O terceiro veículo presente nos testes na CREL não era propriamente autónomo, pois convencionou-se – até para evitar certos abusos por parte de condutores que confiavam excessivamente em veículos deste tipo – que os veículos de nível 2, como acontece com o Autopilot da Tesla, eram considerados semiautónomos. Trata-se de um Volkswagen Golf desenvolvido pelo CTAG da Galiza, um Centro Tecnológico de Automação que já provou o seu valor numa série de áreas e que não quis deixar os carros autónomos fora do seu portefólio.

A equipa galega montou no carro alemão um sistema que, de acordo com o seu responsável, Pablo Dafonte Garcia, estava no nosso país “a testar o nível 2 e a respectiva capacidade de comunicar com a via”. Neste caso a CREL, que enviava constantemente, durante o trajecto, simulações de obras, acidentes e outros eventos, destinados a testar se os alertas chegavam ao veículo e este interpretava e geria correctamente essa informação. Mas Garcia assegurou-nos que o seu veículo é“igualmente capaz de assumir um desempenho de nível 3 ou 4, em determinadas situações”.

O Golf estava equipado com uma câmara, dois radares e dois LiDAR, ou seja, um equipamento mais próximo do que é tradicional encontrar num veículo autónomo. Um dos LiDAR trabalhava a 16 planos e a 360º, visando identificar tudo o que se passa em torno do veículo, com o segundo LiDAR a surgir no pára-choques frontal, com apenas 4 planos e 170º, concentrado no que se passa à frente do veículo. Questionado se o sistema do CTAG privilegiava a informação dos LiDAR face às câmaras ou os radares, uma vez que montava dois, um de médio e outro de largo alcance, Garcia esclareceu que “tudo depende das circunstâncias, uma vez que os LiDAR são muito bons, mas não funcionam bem com chuva ou nevoeiro, o que nos leva a confiar aí mais nos radares ou nas câmaras”.

No percurso que realizámos a bordo do veículo da empresa galega, rapidamente nos apercebemos que o Golf não seguia sempre ao centro da sua faixa, com o sistema a permitir alguma oscilação entre os limites da mesma, o que não acontece nos Tesla, nem no Audi A7 que a marca apelida Jack, um nível 3 exclusivamente em auto-estrada.
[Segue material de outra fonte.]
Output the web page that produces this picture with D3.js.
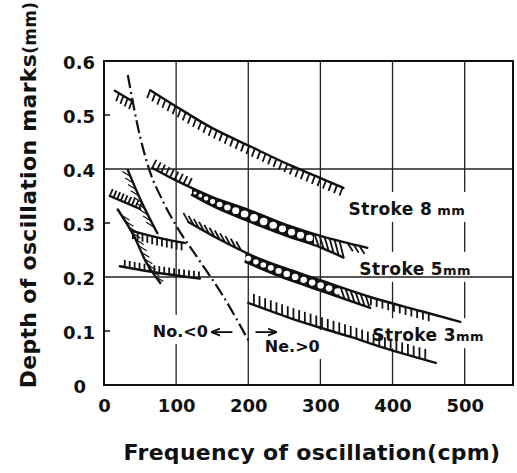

Pablo Garcia explicou que essa parte do sistema ainda estava a ser apurada, garantindo por outro lado que “mesmo as curvas mais fechadas não eram um problema para o sistema desenvolvido pelo CTAG, que consegue aplicar até 7 Nm de força na direcção”.

A mala do VW está cheia de sistemas, processadores e tudo o mais destinado a controlar, bem como a registar tudo o que acontece durante os ensaios, mas o técnico espanhol garantiu-nos que “isto apenas acontece por ser um veículo de testes, uma vez que no veículo definitivo haverá menos necessidade de processamento e de armazenamento”.